What else? Do you guys have any suggestions for people who want to get their hands on tons of Japanese material?

Share your immersion resources in the comments section for others to use as well.

It All Comes Down to You

At the end of the day (like most things) it really will come down to how well you implement it on a daily basis, and for how long. Let’s take a look as some basic math:

  • 30-min of Deliberate Practice and 1-hr of Immersion Work = 182.5 hours of focused study & 365 hours of the blast.

That’s decent, but it could be better.

  • 1-hr of DP and 2-hr of IW = 365 focused study and 730 hours of the blast.

That’s over 1,000 hours of Japanese in a single year. Here’s my question for you: how many hours of Japanese are you getting each year right now?

Do the math and let me know with a comment. Sharing your results can help to inspire others too!

I like to separate these two ways of studying by the stuff that you’re consciously taking in, from the stuff that’s more unconscious (or background), but it all adds up in the end.

Here’s a scenario:

What if you were disciplined and did 1 hour of study each day, but then crammed the hell out of the immersion stuff as much as you could? Where could you find that time?

  1. Daily shower = 15 minutes
  2. Making and eating breakfast = 15 minutes
  3. Drive to work (varies, but…) = 15+ minutes
  4. Downtime as work, or repetitive work you don’t need to think (could add up to…) = 2 hours
  5. Don’t forget about your hour lunch break = 1 hour
  6. Exercise (usually not every day, so an average of…) = 15 minutes
  7. Making dinner and then eating is = 45 minutes
  8. Watch an episode of your favorite anime in Japanese = 20 minutes

What does that add up to per day?

Just over 5 hours of immersion Japanese. After a year?

1,825 hours!

That combined with your hour of focused study brings the grand total up to:

2,190 hours of Japanese in just one year!

Now I realize that not everyone can do everything that I’ve listed. It’s a best-case scenario people! Don’t be like that!

But can you do half of them each day? What about just two of them each day? The greatest power of time is that it ADDS UP eventually!

But you gotta’ do the work. And it’s gotta’ be every day. If you slip a few times, you won’t die. But if you’re inconsistent with your language learning, then you’re going nowhere fast and are probably frustrated as hell.

Let’s leave the discussion on self-discipline and consistency for another time.

For now, just leave me a comment below telling me what you think of The Brute Force Technique and how you’re going to start implementing it into your daily life.

4 Comments

  • Ha Roda

    I totally agree with your hard core immersion technique and also the previous comment regarding other languages as well as music. My language is Vietnamese and when I learned English I did the same thing you mentioned.

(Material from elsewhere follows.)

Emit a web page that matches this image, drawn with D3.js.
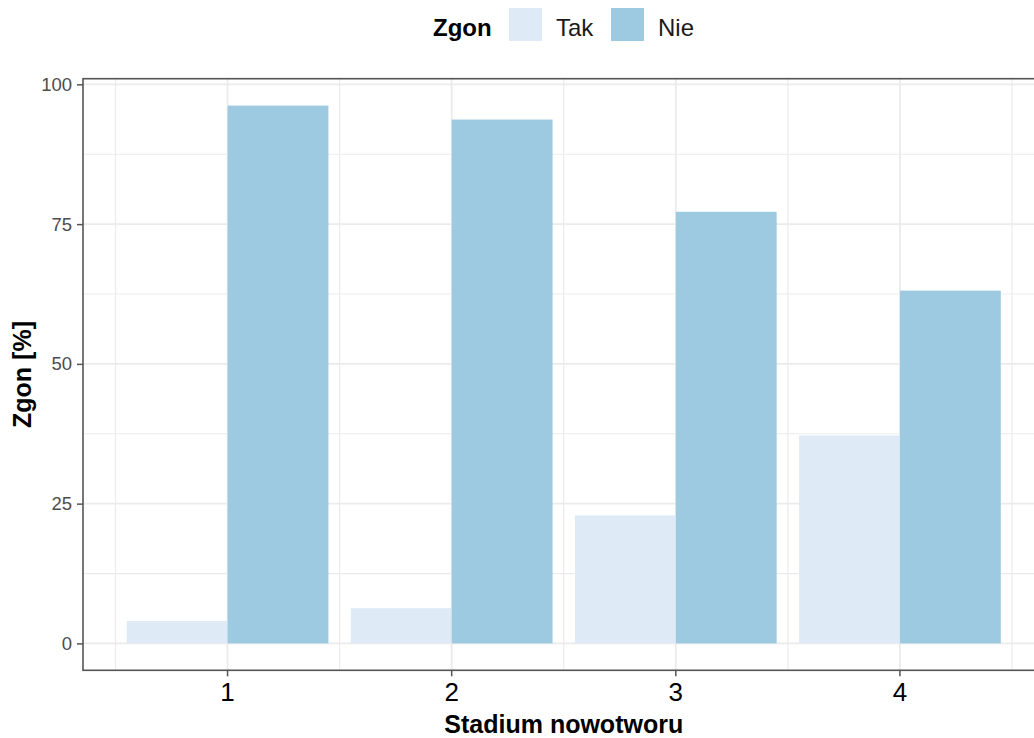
<!DOCTYPE html>
<html>
<head>
<meta charset="utf-8">
<script src="https://cdn.jsdelivr.net/npm/d3@7"></script>
<style>
  html, body { margin: 0; padding: 0; background: #fff; }
  svg { display: block; font-family: "Liberation Sans", Arial, sans-serif; }
</style>
</head>
<body>
<svg id="chart" width="1034" height="738"></svg>
<script>
// ---- data ----
const stages = ["1", "2", "3", "4"];
const groups = ["Tak", "Nie"];
const takValues = [4.0, 6.3, 22.9, 37.2];
const nieValues = [96.2, 93.7, 77.2, 63.1];
const yTicks = [0, 25, 50, 75, 100];
const yMinorTicks = [12.5, 37.5, 62.5, 87.5];
const colors = ["#DEEBF7", "#9ECAE1"];
const legendTitle = "Zgon";
const xTitle = "Stadium nowotworu";
const yTitle = "Zgon [%]";

const rows = stages.map((s, i) => ({ stage: s, Tak: takValues[i], Nie: nieValues[i] }));

// ---- layout ----
const svg = d3.select("#chart");
const panel = { left: 83, right: 1044.5, top: 78.7, bottom: 670.3 };

const x = d3.scaleBand()
  .domain(stages)
  .range([panel.left, panel.right])
  .paddingInner(0.1)
  .paddingOuter(0.195);
const xInner = d3.scaleBand().domain(groups).range([0, x.bandwidth()]).padding(0);
const y = d3.scaleLinear().domain([-4.81, 101.01]).range([panel.bottom, panel.top]);
const color = d3.scaleOrdinal().domain(groups).range(colors);

const step = x.step();
const gridCol = "#EBEBEB";

svg.append("rect").attr("x", panel.left).attr("y", panel.top)
  .attr("width", panel.right - panel.left).attr("height", panel.bottom - panel.top)
  .attr("fill", "#fff");

const grid = svg.append("g");
grid.selectAll(".ymin").data(yMinorTicks).join("line")
  .attr("x1", panel.left).attr("x2", panel.right)
  .attr("y1", d => y(d)).attr("y2", d => y(d))
  .attr("stroke", gridCol).attr("stroke-width", 1.2);
grid.selectAll(".ymaj").data(yTicks).join("line")
  .attr("x1", panel.left).attr("x2", panel.right)
  .attr("y1", d => y(d)).attr("y2", d => y(d))
  .attr("stroke", gridCol).attr("stroke-width", 1.8);
const xMinor = stages.map(s => x(s) + x.bandwidth() / 2 - step / 2)
  .concat([x(stages[stages.length - 1]) + x.bandwidth() / 2 + step / 2]);
grid.selectAll(".xmin").data(xMinor).join("line")
  .attr("x1", d => d).attr("x2", d => d)
  .attr("y1", panel.top).attr("y2", panel.bottom)
  .attr("stroke", gridCol).attr("stroke-width", 1.2);
grid.selectAll(".xmaj").data(stages).join("line")
  .attr("x1", d => x(d) + x.bandwidth() / 2).attr("x2", d => x(d) + x.bandwidth() / 2)
  .attr("y1", panel.top).attr("y2", panel.bottom)
  .attr("stroke", gridCol).attr("stroke-width", 1.8);

// bars
const barsG = svg.append("g");
rows.forEach(r => {
  barsG.selectAll(null).data(groups).join("rect")
    .attr("x", g => x(r.stage) + xInner(g))
    .attr("width", xInner.bandwidth())
    .attr("y", g => y(r[g]))
    .attr("height", g => y(0) - y(r[g]))
    .attr("fill", g => color(g));
});

// panel border
svg.append("rect").attr("x", panel.left).attr("y", panel.top)
  .attr("width", panel.right - panel.left).attr("height", panel.bottom - panel.top)
  .attr("fill", "none").attr("stroke", "#555").attr("stroke-width", 1.6);

// axes
const yAxis = svg.append("g").attr("transform", `translate(${panel.left},0)`)
  .call(d3.axisLeft(y).tickValues(yTicks).tickSize(6).tickPadding(5).tickFormat(d3.format("d")));
yAxis.select(".domain").remove();
yAxis.selectAll(".tick line").attr("stroke", "#555").attr("stroke-width", 1.5);
yAxis.selectAll(".tick text").attr("fill", "#4D4D4D").style("font-size", "18.5px")
  .style("font-family", "Liberation Sans, Arial, sans-serif");

const xAxis = svg.append("g").attr("transform", `translate(0,${panel.bottom})`)
  .call(d3.axisBottom(x).tickSize(6).tickPadding(6));
xAxis.select(".domain").remove();
xAxis.selectAll(".tick line").attr("stroke", "#555").attr("stroke-width", 1.5);
xAxis.selectAll(".tick text").attr("fill", "#000").style("font-size", "26px")
  .style("font-family", "Liberation Sans, Arial, sans-serif");

// axis titles
svg.append("text").attr("x", (panel.left + panel.right) / 2).attr("y", 733)
  .attr("text-anchor", "middle").attr("font-weight", "bold").attr("font-size", 25)
  .attr("fill", "#000").text(xTitle);
svg.append("text")
  .attr("transform", `translate(31,${(panel.top + panel.bottom) / 2}) rotate(-90)`)
  .attr("text-anchor", "middle").attr("font-weight", "bold").attr("font-size", 25)
  .attr("fill", "#000").text(yTitle);

// legend
const leg = svg.append("g");
leg.append("text").attr("x", 433).attr("y", 36).attr("font-weight", "bold")
  .attr("font-size", 24).attr("fill", "#000").text(legendTitle);
const keyX = [509, 611];
const labX = [556, 658];
groups.forEach((g, i) => {
  leg.append("rect").attr("x", keyX[i]).attr("y", 8).attr("width", 33).attr("height", 33)
    .attr("fill", color(g));
  leg.append("text").attr("x", labX[i]).attr("y", 36).attr("font-size", 24)
    .attr("fill", "#1a1a1a").text(g);
});
</script>
</body>
</html>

    Music is fun to learn and that was the first thing I wanted to learn. I even learned a song in Chinese (even though, I didn’t know the meaning of the lyrics) because I loved that song so much.

    Thank you for sharing this informative article. It confirmed a lot of my own thoughts regarding learning a foreign language.

    • Nick Hoyt

      Yeah, it’s actually quite surprising how many people got into a new language because they loved the music from that culture and they first wanted to understand the songs, and then they just continued on to fluency after that.

      That’s pretty awesome that you learned English through immersion! I honestly couldn’t even tell that English is not your first language from your comment – your English is that good!

  • Nick

    Hey I think this is great, not just for learning Japanese, but any other language. I took Chinese in high school, and my learning sped up when I began studying the culture more, and listening to the music. I wanted to understand the music so in a way I forced myself to learn and understand the language.

    • Nick Hoyt

      Yeah that’s true! It should really work for any language since it’s all information that serves the same function: communication.

      That’s pretty cool the way you used music to help learn Chinese. I’ve written before how you can Use Music to Learn a Language, but it looks like you are already ahead of the game!